An airline usually spends about 33% to 40% of its revenue on jet fuel; with crude oil prices falling over 60% in the last four quarters, it’s not surprising that airlines have been recording record profits.

Investing in the aviation industry just because of cheaper oil can be a risky bet. Oil prices are unpredictable and volatile. Investors should cautiously choose a carrier with the best business model, and a company that fits the bill perfectly is JetBlue (JBLU, Financial).

While many airlines stocks are in the red in 2015, JetBlue has managed to beat that trend and is up close to 60% in 2015. The carrier has been performing very nicely and has been consistent throughout the year, posting record earnings.

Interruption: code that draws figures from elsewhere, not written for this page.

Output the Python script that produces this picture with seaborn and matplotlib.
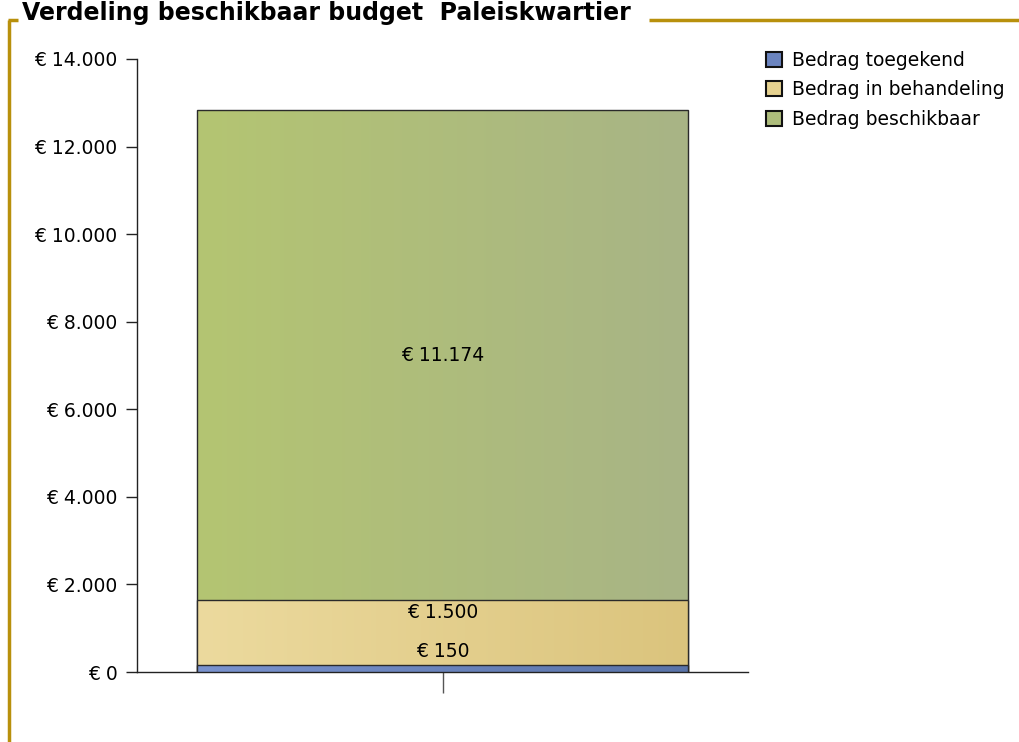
import numpy as np
import pandas as pd
import matplotlib
matplotlib.use("Agg")
import matplotlib.pyplot as plt
from matplotlib.colors import LinearSegmentedColormap
from matplotlib.patches import Patch
from matplotlib.lines import Line2D
import seaborn as sns

# Budget split for the Paleiskwartier project
series = ["Bedrag toegekend", "Bedrag in behandeling", "Bedrag beschikbaar"]
amounts = [150, 1500, 11174]
title = "Verdeling beschikbaar budget  Paleiskwartier"
yticks = [0, 2000, 4000, 6000, 8000, 10000, 12000, 14000]

# left -> right gradient colours for each segment
grad_left = ["#7a93cf", "#ecda9e", "#b4c572"]
grad_right = ["#5a74a9", "#dbc47d", "#a8b486"]
legend_cols = ["#6b84bf", "#e6d290", "#aebd7c"]

sns.set_theme(style="white")
plt.rcParams["font.family"] = ["DejaVu Sans"]

fig = plt.figure(figsize=(10.19, 7.42), dpi=100)
ax = fig.add_axes([137 / 1019, 1 - 672 / 742, (748 - 137) / 1019, (672 - 59) / 742])

cum = np.cumsum(amounts)
df = pd.DataFrame({"groep": [""] * 3, "totaal": cum, "reeks": series})

# stacked bar: draw cumulative totals largest first so smaller ones sit on top
for i in reversed(range(len(series))):
    sns.barplot(data=df.iloc[[i]], x="groep", y="totaal", ax=ax, width=0.804,
                color=legend_cols[i], edgecolor="#2a2a2a", linewidth=1.0,
                errorbar=None, zorder=2 + (len(series) - i))

ax.set_xlim(-0.5, 0.5)
ax.set_ylim(0, 14000)

# replace flat fills with horizontal gradients clipped to each segment
patches = list(ax.patches)
order = list(reversed(range(len(series))))
for p, i in zip(patches, order):
    x0 = p.get_x()
    w = p.get_width()
    bottom = cum[i - 1] if i > 0 else 0
    cmap = LinearSegmentedColormap.from_list(f"g{i}", [grad_left[i], grad_right[i]])
    grad = np.linspace(0, 1, 256).reshape(1, -1)
    im = ax.imshow(grad, cmap=cmap, aspect="auto", extent=[x0, x0 + w, bottom, cum[i]],
                   zorder=p.get_zorder() + 0.1, interpolation="bicubic")
    im.set_clip_path(p)
    p.set_facecolor("none")
    p.set_zorder(p.get_zorder() + 0.2)

ax.set_xlim(-0.5, 0.5)
ax.set_ylim(0, 14000)

def euro(v):
    return "€ " + f"{int(v):,}".replace(",", ".")

# value labels
lab_kw = dict(ha="center", va="center", fontsize=13.5, color="#000000", zorder=10)
ax.annotate(euro(amounts[2]), (0, cum[1] + amounts[2] / 2), **lab_kw)
ax.annotate(euro(amounts[0]), (0, cum[0]), xytext=(0, 14), textcoords="offset pixels", **lab_kw)
ax.annotate(euro(amounts[1]), (0, cum[0]), xytext=(0, 53), textcoords="offset pixels", **lab_kw)

ax.set_yticks(yticks)
ax.set_yticklabels([euro(v) for v in yticks], fontsize=13.5, color="#000000")
ax.set_xticks([0])
ax.set_xticklabels([""])
ax.set_xlabel("")
ax.set_ylabel("")
ax.tick_params(axis="y", direction="out", length=8, width=1, color="#222222", left=True, pad=6)
ax.tick_params(axis="x", direction="out", length=15, width=1, color="#555555", bottom=True)
for s in ["top", "right"]:
    ax.spines[s].set_visible(False)
for s in ["left", "bottom"]:
    ax.spines[s].set_color("#222222")
    ax.spines[s].set_linewidth(1.0)

handles = [Patch(facecolor=c, edgecolor="#111111", linewidth=1.5) for c in legend_cols]
fig.legend(handles, series, loc="upper left", bbox_to_anchor=(766 / 1019, 1 - 51 / 742),
           frameon=False, fontsize=13.5, handlelength=0.85, handleheight=0.85,
           handletextpad=0.55, labelspacing=0.55, borderaxespad=0, borderpad=0,
           labelcolor="#000000")

# title with the gold frame around the chart
gold = "#b8900c"
t = fig.text(22 / 1019, 1 - 13 / 742, title, fontsize=17, fontweight="bold",
             ha="left", va="center", color="#000000")
fig.canvas.draw()
bb = t.get_window_extent()
ty = 1 - 20 / 742
fig.add_artist(Line2D([9 / 1019, 9 / 1019], [0, ty], color=gold, lw=2.5,
                      transform=fig.transFigure, solid_capstyle="butt"))
fig.add_artist(Line2D([8 / 1019, 18 / 1019], [ty, ty], color=gold, lw=2.5,
                      transform=fig.transFigure, solid_capstyle="butt"))
fig.add_artist(Line2D([(bb.x1 + 18) / 1019, 1.0], [ty, ty], color=gold, lw=2.5,
                      transform=fig.transFigure, solid_capstyle="butt"))

fig.savefig("out.png", dpi=100)
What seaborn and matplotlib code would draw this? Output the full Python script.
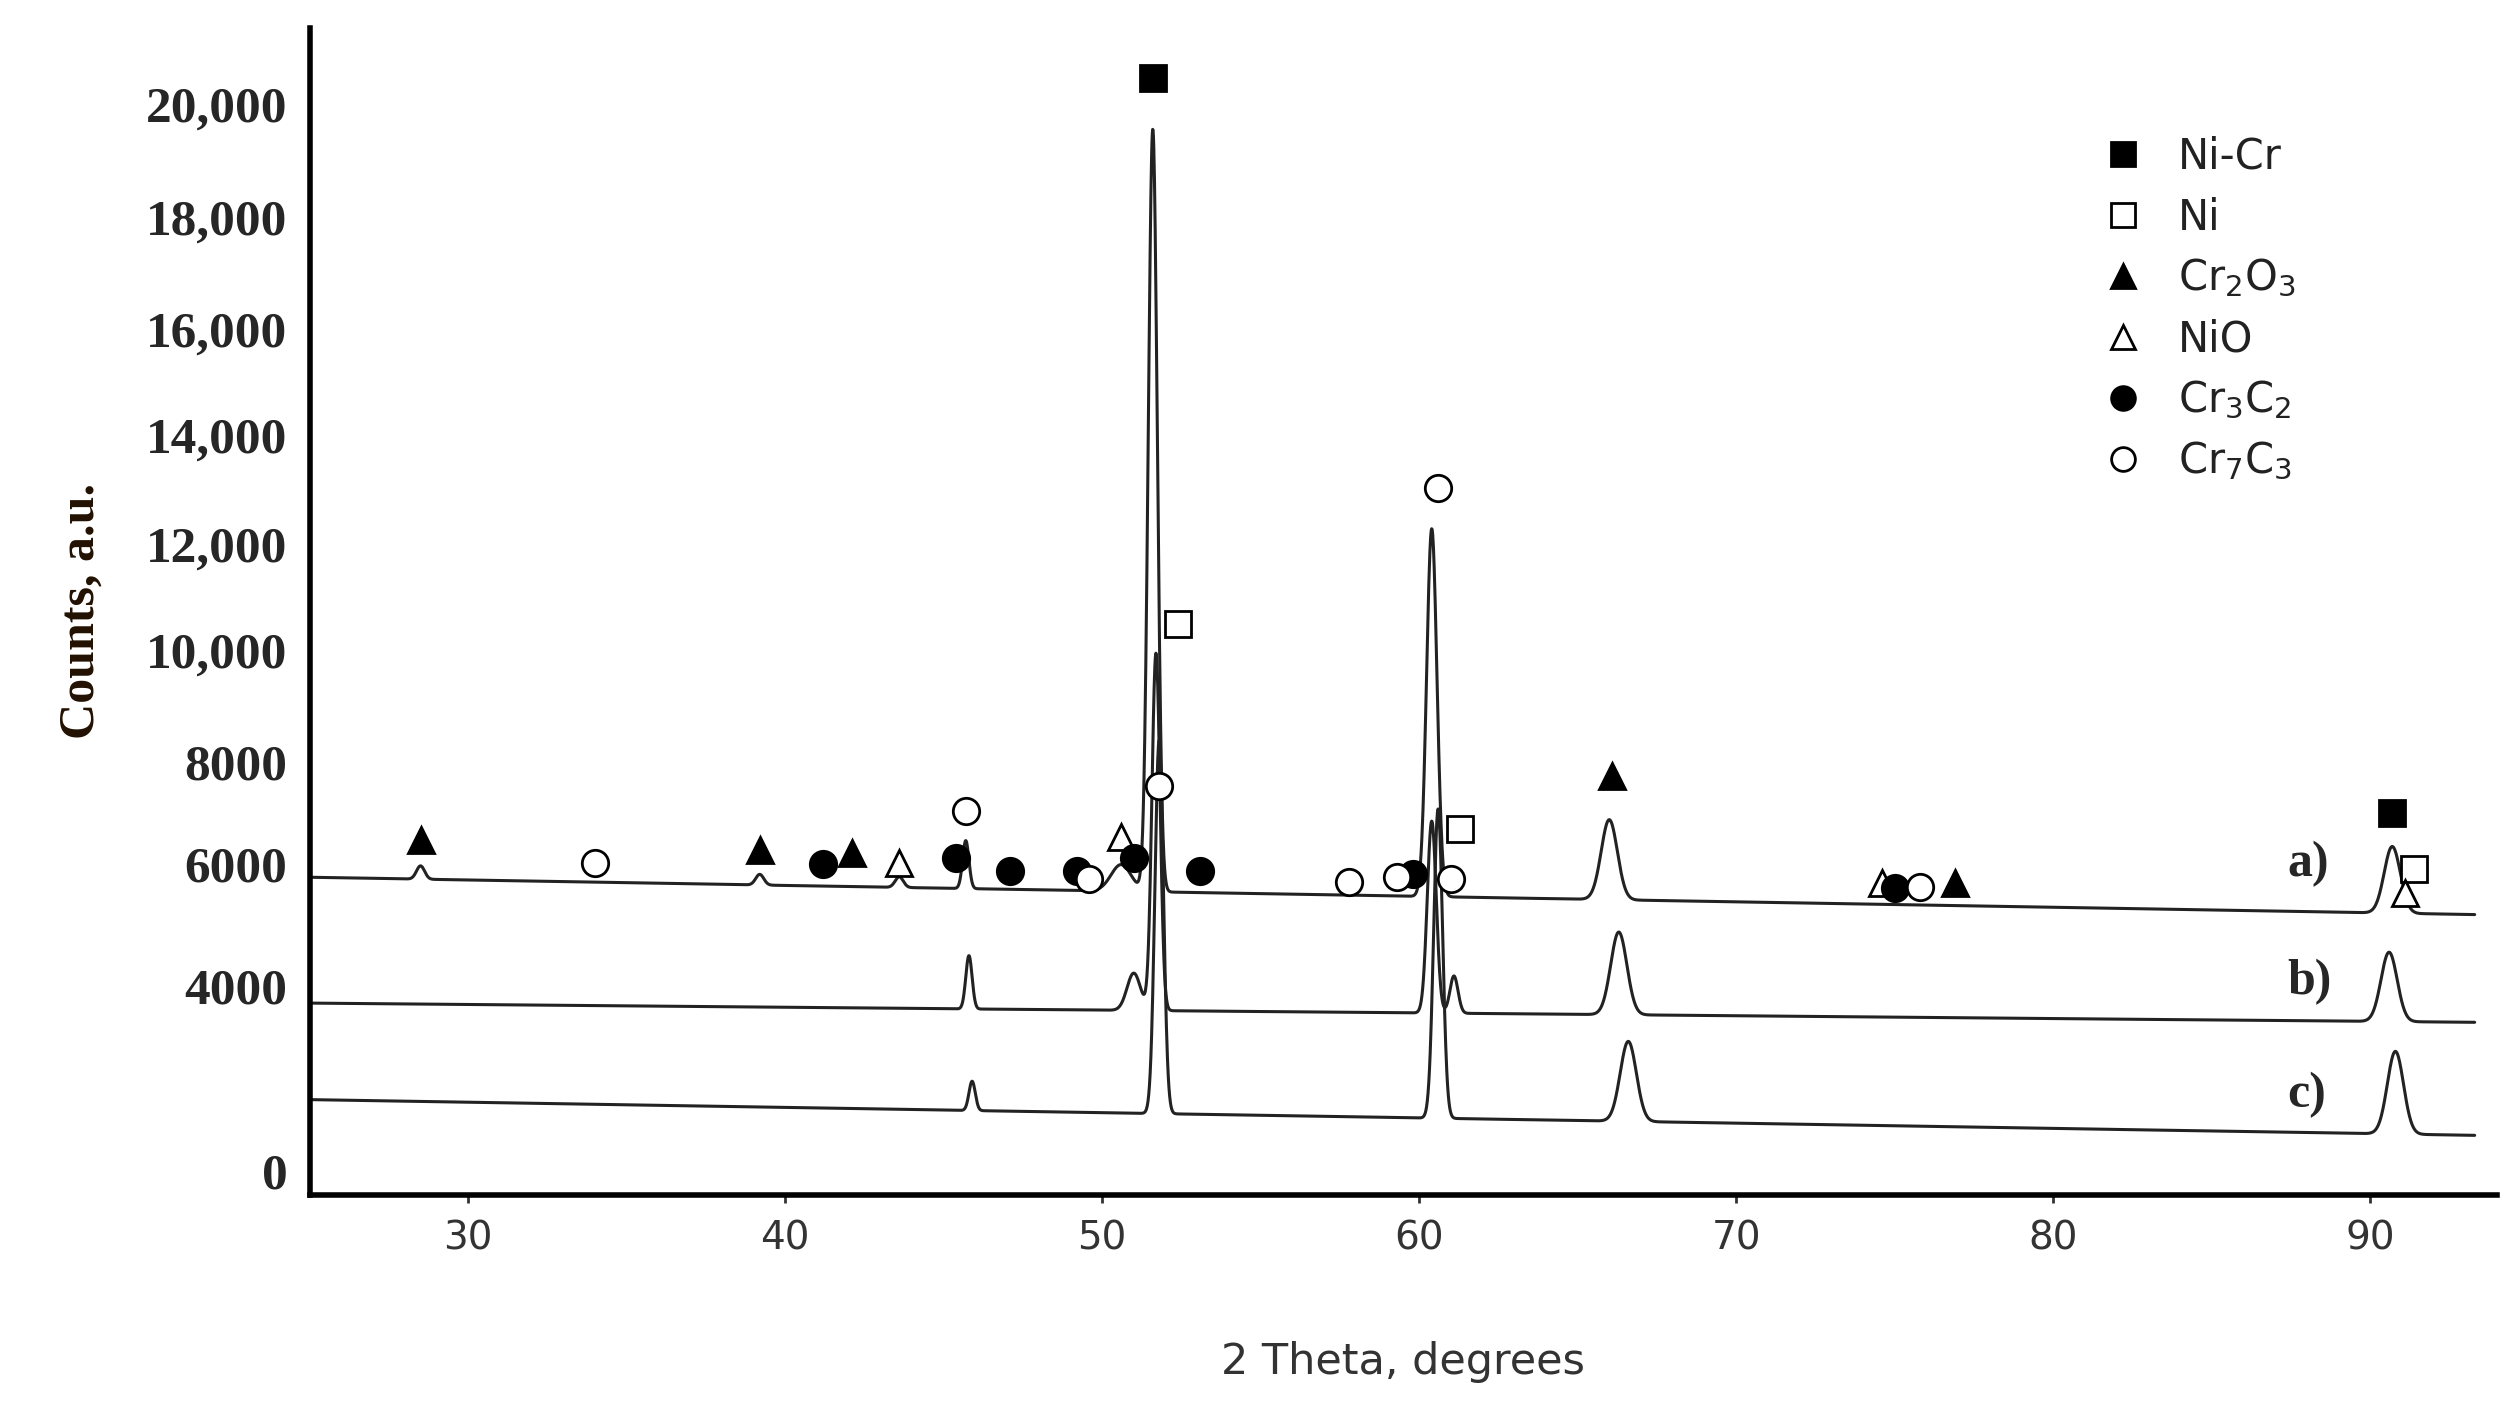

Performing better than peers

JetBlue was not able to keep up with the industry in terms of profitability in 2013 and 2014, but the company has staged an impressive comeback over the previous 15 months, as its cash flow and profitability are rising consistently.

Due to increasing capacity, every airline in the U.S. is faced with falling PRASM. JetBlue, due to its unique service and smart revenue-enhancing programs, has managed to dodge this trend as passenger unit revenue increased 2.9% in the first six months.

The carrier is making the most of cheaper oil as it is reducing debt consistently. JetBlue paid off around $200 million of debt in the first six months of 2015.

JetBlue has an advantage, as United Continental is walking out of one of its key markets in late October. With the exit of United Continental, competition will drop on the key routes from JFK Airport to San Francisco and Los Angeles, permitting the company to add flights. The company’s Mint and Even More program have been well-received in these markets, and the exit of United Continental will boost the company’s revenue.

The company also plans to purchase nine new airplanes per year for the upcoming three years to expand capacity. This clearly signifies that JetBlue will continue its expansion; considering that the company has been smart about its past ventures, the plans should be successful.

Final words

While all other airlines are recording declining PRASM, JetBlue has managed to boost revenue thanks to its smart initiatives like Mint and Even More. The company has also started charging baggage fees, which should act as another revenue booster for the coming quarters. All things considered, JetBlue has more upside potential. Expect the share price to cross the $30 mark soon.